Harry also made guest appearances on “Amen,” “Designing Women,” “Dave's World,” “Hollywood Squares,” “7th Heaven,” “That's So Raven,” “2 Broke Girls,” “Baby Daddy,” and The Disney Channel's “Girl Meets World.”
Hollywood success did not lead Harry to turn her back on theater. In 1994 she returned to the stage as Billie Holiday in Lady Day at Emerson's Bar and Grill, and in 2003, she played the role of the Madam in The Boys from Syracuse on Broadway. More recently, Harry performed before sold-out audiences across the nation in the stage play The Cleanup Woman, which has been called “one of the highest grossing gospel stage plays of all time.”
Beyond acting, Harry is a vocal champion of healthy living, education, and philanthropy. She is proud to be a spokesperson for the Thurgood Marshall Scholarship Fund, and a Global Ambassador to the Women’s International Center. In addition, The National Congress of Black Women presented her with the “Woman of Substance” Award in 2010.

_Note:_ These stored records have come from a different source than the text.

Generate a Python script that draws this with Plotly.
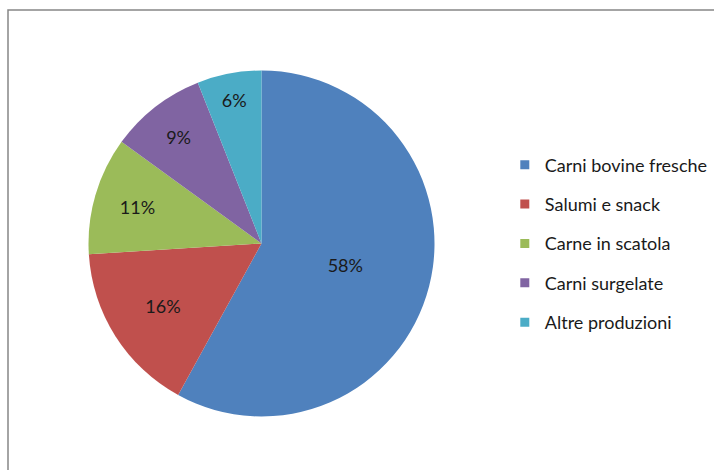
import plotly.graph_objects as go

labels = ["Carni bovine fresche", "Salumi e snack", "Carne in scatola", "Carni surgelate", "Altre produzioni"]
values = [58, 16, 11, 9, 6]
colors = ["#4F81BD", "#C0504D", "#9BBB59", "#8064A2", "#4BACC6"]

W, H = 714, 470
cx, cy, r = 261.5, 243.5, 173

fig = go.Figure()
fig.add_trace(go.Pie(
    labels=labels, values=values, sort=False, direction="clockwise", rotation=0,
    marker=dict(colors=colors, line=dict(width=0)),
    texttemplate="%{percent:.0%}", textposition="inside", insidetextorientation="horizontal",
    textfont=dict(family="Lato", size=18, color="#1a1a1a"),
    showlegend=False, hoverinfo="label+percent",
    domain=dict(x=[(cx - r) / W, (cx + r) / W], y=[(H - cy - r) / H, (H - cy + r) / H]),
))
for lab, col in zip(labels, colors):
    fig.add_trace(go.Scatter(
        x=[None], y=[None], mode="markers", name=lab, legendgroup=lab,
        marker=dict(symbol="square", size=9, color=col, line=dict(width=0)),
    ))

fig.update_layout(
    width=W, height=H, margin=dict(l=0, r=0, t=0, b=0),
    paper_bgcolor="white", plot_bgcolor="white",
    xaxis=dict(visible=False), yaxis=dict(visible=False),
    font=dict(family="Lato", size=18, color="#1a1a1a"),
    legend=dict(x=0.707, y=0.482, xanchor="left", yanchor="middle", traceorder="grouped",
                tracegroupgap=13, itemwidth=30, font=dict(size=18)),
    shapes=[dict(type="rect", xref="paper", yref="paper",
                 x0=8 / W, x1=1.05, y0=-0.05, y1=(H - 10) / H,
                 line=dict(color="#868686", width=1.5), fillcolor="rgba(0,0,0,0)")],
)
fig.write_html("out.html")
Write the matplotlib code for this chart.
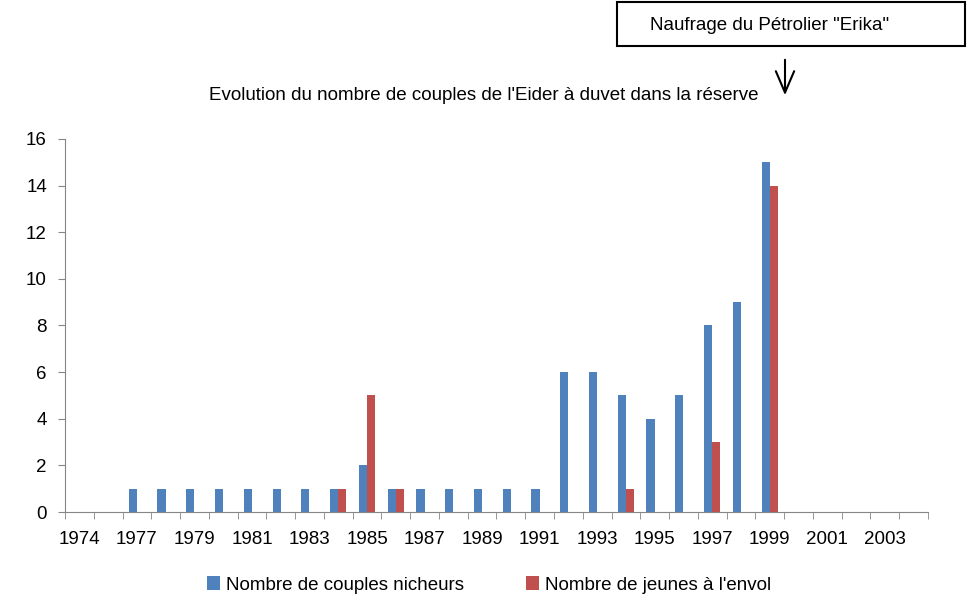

Harry currently stars in Tyler Perry and OWN’s new show “The Paynes,” and recently, she starred in “The First Family” and Lifetime's original holiday special “The Christmas Inn,” reuniting with Tia Mowry-Hardrict and Tim Reid.
Last season Harry was seen in her recurring role on FOX'S “The Cool Kids” opposite David Alan Grier. She also stars in Lifetime’s “Pride & Prejudice: Atlanta” and is a guest star in ABC’s “The Jeffersons Live.” Harry also has a role in the Netflix series “Family Reunion” with Loretta Devine.
Larger than life and twice as funny, Harry continues to entertain and inspire in a way that permanently cements her place in the American cultural landscape.